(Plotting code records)
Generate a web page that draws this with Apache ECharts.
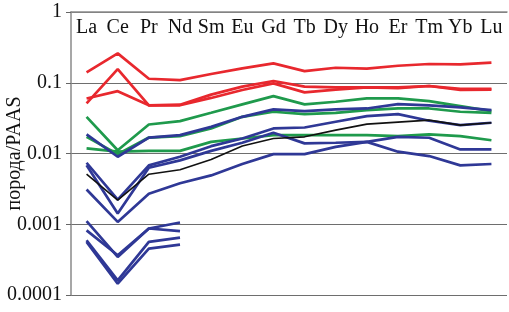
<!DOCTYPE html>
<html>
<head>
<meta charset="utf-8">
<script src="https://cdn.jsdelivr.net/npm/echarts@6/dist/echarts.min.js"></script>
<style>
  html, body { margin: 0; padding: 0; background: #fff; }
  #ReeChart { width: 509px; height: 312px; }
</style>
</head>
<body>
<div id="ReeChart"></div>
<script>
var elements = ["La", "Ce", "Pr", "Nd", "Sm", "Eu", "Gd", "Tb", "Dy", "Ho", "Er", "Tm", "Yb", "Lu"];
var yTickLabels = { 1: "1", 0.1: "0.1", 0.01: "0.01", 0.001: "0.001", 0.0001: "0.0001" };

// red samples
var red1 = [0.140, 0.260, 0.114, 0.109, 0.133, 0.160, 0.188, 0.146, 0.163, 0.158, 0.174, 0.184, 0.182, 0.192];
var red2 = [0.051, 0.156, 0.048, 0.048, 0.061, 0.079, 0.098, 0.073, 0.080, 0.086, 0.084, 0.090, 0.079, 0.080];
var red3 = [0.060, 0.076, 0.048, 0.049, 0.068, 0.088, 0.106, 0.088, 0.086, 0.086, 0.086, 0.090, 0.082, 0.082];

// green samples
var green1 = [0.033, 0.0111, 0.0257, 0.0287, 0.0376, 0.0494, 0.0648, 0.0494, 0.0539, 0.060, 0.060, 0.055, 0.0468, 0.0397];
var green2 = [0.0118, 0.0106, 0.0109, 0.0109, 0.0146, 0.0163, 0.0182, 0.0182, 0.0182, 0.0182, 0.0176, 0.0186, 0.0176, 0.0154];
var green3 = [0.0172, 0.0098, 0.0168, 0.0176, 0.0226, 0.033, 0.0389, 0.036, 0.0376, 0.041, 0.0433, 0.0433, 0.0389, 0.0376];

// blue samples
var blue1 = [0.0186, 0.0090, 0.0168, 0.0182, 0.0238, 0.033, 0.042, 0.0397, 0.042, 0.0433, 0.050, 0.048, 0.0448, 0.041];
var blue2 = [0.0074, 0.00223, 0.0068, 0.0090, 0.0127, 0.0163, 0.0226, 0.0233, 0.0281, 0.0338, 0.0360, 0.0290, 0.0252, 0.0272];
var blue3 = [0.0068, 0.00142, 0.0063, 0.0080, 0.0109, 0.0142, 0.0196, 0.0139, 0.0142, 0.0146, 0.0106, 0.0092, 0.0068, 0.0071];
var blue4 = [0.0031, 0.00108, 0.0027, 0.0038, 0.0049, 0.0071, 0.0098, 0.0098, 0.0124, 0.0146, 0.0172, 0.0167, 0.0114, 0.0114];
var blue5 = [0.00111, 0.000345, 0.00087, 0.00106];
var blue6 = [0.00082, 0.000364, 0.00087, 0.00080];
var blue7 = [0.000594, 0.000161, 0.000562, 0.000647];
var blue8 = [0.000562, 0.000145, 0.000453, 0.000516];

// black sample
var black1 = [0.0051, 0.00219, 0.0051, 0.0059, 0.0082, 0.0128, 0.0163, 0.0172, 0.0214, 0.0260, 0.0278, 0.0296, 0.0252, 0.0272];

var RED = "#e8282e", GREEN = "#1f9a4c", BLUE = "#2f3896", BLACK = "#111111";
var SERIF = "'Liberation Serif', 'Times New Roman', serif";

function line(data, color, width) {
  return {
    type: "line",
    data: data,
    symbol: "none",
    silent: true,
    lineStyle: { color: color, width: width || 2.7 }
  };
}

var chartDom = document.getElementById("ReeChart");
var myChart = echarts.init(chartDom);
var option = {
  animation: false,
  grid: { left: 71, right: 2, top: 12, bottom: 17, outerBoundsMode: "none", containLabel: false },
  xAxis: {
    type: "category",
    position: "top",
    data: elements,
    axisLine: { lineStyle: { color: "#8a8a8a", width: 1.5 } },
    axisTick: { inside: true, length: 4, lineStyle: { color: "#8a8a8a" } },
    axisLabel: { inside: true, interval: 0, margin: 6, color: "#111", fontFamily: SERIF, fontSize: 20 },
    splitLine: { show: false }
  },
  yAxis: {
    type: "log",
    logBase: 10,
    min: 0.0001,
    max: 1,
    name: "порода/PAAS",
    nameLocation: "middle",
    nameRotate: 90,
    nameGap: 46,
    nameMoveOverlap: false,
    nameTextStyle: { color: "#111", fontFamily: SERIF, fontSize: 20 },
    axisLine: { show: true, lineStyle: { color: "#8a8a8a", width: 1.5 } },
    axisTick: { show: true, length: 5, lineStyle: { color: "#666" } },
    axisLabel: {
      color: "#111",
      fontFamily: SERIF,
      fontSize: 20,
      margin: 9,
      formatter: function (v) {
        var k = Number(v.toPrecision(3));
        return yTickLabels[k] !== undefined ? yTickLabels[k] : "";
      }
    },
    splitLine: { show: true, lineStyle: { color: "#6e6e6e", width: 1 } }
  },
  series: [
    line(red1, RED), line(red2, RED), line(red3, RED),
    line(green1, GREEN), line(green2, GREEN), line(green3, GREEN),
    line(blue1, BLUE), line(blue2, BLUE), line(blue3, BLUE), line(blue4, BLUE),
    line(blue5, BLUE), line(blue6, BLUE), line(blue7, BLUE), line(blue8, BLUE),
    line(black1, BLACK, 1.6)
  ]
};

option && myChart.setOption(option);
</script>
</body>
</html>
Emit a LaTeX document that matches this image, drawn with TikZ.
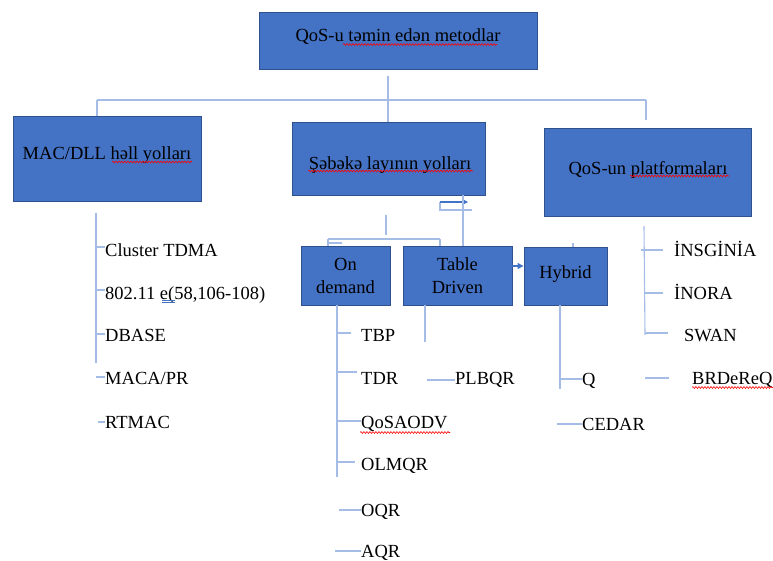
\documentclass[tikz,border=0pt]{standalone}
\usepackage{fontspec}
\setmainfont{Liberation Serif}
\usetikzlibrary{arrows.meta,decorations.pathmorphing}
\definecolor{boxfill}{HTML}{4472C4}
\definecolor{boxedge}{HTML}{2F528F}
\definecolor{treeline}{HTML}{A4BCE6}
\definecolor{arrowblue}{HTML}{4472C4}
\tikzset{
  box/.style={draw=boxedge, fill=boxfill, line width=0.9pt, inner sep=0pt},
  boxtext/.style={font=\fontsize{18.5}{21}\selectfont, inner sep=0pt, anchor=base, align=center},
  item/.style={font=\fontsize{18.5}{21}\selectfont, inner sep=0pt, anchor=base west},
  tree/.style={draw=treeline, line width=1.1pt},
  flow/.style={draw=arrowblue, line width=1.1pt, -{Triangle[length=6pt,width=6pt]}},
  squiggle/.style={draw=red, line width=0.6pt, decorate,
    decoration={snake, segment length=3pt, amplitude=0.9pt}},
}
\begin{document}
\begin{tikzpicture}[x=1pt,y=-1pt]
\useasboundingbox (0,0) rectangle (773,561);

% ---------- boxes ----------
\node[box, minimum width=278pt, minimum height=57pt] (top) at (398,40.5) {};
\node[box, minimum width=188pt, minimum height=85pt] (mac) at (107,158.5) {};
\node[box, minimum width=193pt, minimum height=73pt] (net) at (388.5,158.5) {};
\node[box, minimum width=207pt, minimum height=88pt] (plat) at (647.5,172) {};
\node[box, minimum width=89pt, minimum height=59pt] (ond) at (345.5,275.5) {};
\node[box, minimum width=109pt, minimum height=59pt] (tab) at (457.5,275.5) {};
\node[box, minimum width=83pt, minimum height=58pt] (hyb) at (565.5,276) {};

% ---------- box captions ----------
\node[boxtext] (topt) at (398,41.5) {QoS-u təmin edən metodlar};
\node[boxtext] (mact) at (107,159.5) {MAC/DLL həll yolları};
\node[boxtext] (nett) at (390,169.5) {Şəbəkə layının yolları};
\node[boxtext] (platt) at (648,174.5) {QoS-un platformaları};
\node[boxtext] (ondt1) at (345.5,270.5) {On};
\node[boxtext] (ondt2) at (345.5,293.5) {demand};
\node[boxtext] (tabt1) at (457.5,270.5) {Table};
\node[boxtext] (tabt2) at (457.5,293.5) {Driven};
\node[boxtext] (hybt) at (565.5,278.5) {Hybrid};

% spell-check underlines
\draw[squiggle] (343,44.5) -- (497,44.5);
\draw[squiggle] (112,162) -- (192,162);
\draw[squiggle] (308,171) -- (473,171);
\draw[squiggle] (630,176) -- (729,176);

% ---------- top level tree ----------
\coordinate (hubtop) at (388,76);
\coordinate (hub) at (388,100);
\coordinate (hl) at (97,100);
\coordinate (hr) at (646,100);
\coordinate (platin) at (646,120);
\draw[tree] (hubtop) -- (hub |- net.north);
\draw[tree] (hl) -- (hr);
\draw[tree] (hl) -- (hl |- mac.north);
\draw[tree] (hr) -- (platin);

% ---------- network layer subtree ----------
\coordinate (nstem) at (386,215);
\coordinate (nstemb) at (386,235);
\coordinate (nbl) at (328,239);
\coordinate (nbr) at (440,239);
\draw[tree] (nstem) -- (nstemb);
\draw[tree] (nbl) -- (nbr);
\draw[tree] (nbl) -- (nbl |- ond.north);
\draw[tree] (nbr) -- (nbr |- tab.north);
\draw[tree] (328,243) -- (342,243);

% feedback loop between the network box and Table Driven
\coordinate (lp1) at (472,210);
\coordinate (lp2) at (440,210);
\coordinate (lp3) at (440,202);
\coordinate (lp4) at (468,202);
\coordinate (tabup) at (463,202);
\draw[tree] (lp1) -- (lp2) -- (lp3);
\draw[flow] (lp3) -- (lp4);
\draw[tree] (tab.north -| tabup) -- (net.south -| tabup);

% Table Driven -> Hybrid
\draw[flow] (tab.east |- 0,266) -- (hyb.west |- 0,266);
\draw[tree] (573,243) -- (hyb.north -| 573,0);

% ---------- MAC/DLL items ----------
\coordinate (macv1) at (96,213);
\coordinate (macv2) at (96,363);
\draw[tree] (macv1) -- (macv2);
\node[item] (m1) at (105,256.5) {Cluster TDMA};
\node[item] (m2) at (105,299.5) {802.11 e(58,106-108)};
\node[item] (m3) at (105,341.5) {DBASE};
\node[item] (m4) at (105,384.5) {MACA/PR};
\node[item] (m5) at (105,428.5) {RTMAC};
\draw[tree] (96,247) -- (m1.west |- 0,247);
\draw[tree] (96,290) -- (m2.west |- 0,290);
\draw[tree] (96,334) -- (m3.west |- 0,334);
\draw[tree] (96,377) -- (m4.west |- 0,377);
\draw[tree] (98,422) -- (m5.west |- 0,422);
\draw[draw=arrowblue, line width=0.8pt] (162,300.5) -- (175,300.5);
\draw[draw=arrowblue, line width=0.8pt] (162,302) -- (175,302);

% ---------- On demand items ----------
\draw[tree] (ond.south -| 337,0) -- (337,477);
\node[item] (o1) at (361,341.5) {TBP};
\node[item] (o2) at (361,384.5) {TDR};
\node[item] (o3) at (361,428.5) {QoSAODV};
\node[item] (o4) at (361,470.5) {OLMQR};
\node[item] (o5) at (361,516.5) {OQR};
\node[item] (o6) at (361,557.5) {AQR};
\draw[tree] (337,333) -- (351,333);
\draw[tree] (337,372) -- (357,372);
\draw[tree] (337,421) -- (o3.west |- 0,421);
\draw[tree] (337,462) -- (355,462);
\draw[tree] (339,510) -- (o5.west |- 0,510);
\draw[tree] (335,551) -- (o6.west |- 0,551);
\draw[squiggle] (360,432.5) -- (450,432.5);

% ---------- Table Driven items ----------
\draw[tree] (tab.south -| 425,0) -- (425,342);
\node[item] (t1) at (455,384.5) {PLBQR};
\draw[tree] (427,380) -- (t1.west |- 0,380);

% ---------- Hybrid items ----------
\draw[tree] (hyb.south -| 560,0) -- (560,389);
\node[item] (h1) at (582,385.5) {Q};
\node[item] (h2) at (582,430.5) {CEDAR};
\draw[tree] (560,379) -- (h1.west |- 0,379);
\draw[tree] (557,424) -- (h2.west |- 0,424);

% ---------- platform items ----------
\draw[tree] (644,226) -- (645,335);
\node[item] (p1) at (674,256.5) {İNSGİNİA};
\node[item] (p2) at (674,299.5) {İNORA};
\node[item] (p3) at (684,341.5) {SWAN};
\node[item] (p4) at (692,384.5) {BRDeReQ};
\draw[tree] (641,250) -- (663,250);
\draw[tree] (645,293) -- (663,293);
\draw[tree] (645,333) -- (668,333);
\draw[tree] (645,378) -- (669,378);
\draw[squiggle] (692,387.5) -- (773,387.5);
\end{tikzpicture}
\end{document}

* _YOUR GOAL_
Your task is to return the lines above, from the first one up to and including the line containing "var blue8 = [0.000562, 0.000145, 0.000453, 0.000516];", minus any pictures.

* _FINAL RESULT_
Generate a web page that draws this with Apache ECharts.
<!DOCTYPE html>
<html>
<head>
<meta charset="utf-8">
<script src="https://cdn.jsdelivr.net/npm/echarts@6/dist/echarts.min.js"></script>
<style>
  html, body { margin: 0; padding: 0; background: #fff; }
  #ReeChart { width: 509px; height: 312px; }
</style>
</head>
<body>
<div id="ReeChart"></div>
<script>
var elements = ["La", "Ce", "Pr", "Nd", "Sm", "Eu", "Gd", "Tb", "Dy", "Ho", "Er", "Tm", "Yb", "Lu"];
var yTickLabels = { 1: "1", 0.1: "0.1", 0.01: "0.01", 0.001: "0.001", 0.0001: "0.0001" };

// red samples
var red1 = [0.140, 0.260, 0.114, 0.109, 0.133, 0.160, 0.188, 0.146, 0.163, 0.158, 0.174, 0.184, 0.182, 0.192];
var red2 = [0.051, 0.156, 0.048, 0.048, 0.061, 0.079, 0.098, 0.073, 0.080, 0.086, 0.084, 0.090, 0.079, 0.080];
var red3 = [0.060, 0.076, 0.048, 0.049, 0.068, 0.088, 0.106, 0.088, 0.086, 0.086, 0.086, 0.090, 0.082, 0.082];

// green samples
var green1 = [0.033, 0.0111, 0.0257, 0.0287, 0.0376, 0.0494, 0.0648, 0.0494, 0.0539, 0.060, 0.060, 0.055, 0.0468, 0.0397];
var green2 = [0.0118, 0.0106, 0.0109, 0.0109, 0.0146, 0.0163, 0.0182, 0.0182, 0.0182, 0.0182, 0.0176, 0.0186, 0.0176, 0.0154];
var green3 = [0.0172, 0.0098, 0.0168, 0.0176, 0.0226, 0.033, 0.0389, 0.036, 0.0376, 0.041, 0.0433, 0.0433, 0.0389, 0.0376];

// blue samples
var blue1 = [0.0186, 0.0090, 0.0168, 0.0182, 0.0238, 0.033, 0.042, 0.0397, 0.042, 0.0433, 0.050, 0.048, 0.0448, 0.041];
var blue2 = [0.0074, 0.00223, 0.0068, 0.0090, 0.0127, 0.0163, 0.0226, 0.0233, 0.0281, 0.0338, 0.0360, 0.0290, 0.0252, 0.0272];
var blue3 = [0.0068, 0.00142, 0.0063, 0.0080, 0.0109, 0.0142, 0.0196, 0.0139, 0.0142, 0.0146, 0.0106, 0.0092, 0.0068, 0.0071];
var blue4 = [0.0031, 0.00108, 0.0027, 0.0038, 0.0049, 0.0071, 0.0098, 0.0098, 0.0124, 0.0146, 0.0172, 0.0167, 0.0114, 0.0114];
var blue5 = [0.00111, 0.000345, 0.00087, 0.00106];
var blue6 = [0.00082, 0.000364, 0.00087, 0.00080];
var blue7 = [0.000594, 0.000161, 0.000562, 0.000647];
var blue8 = [0.000562, 0.000145, 0.000453, 0.000516];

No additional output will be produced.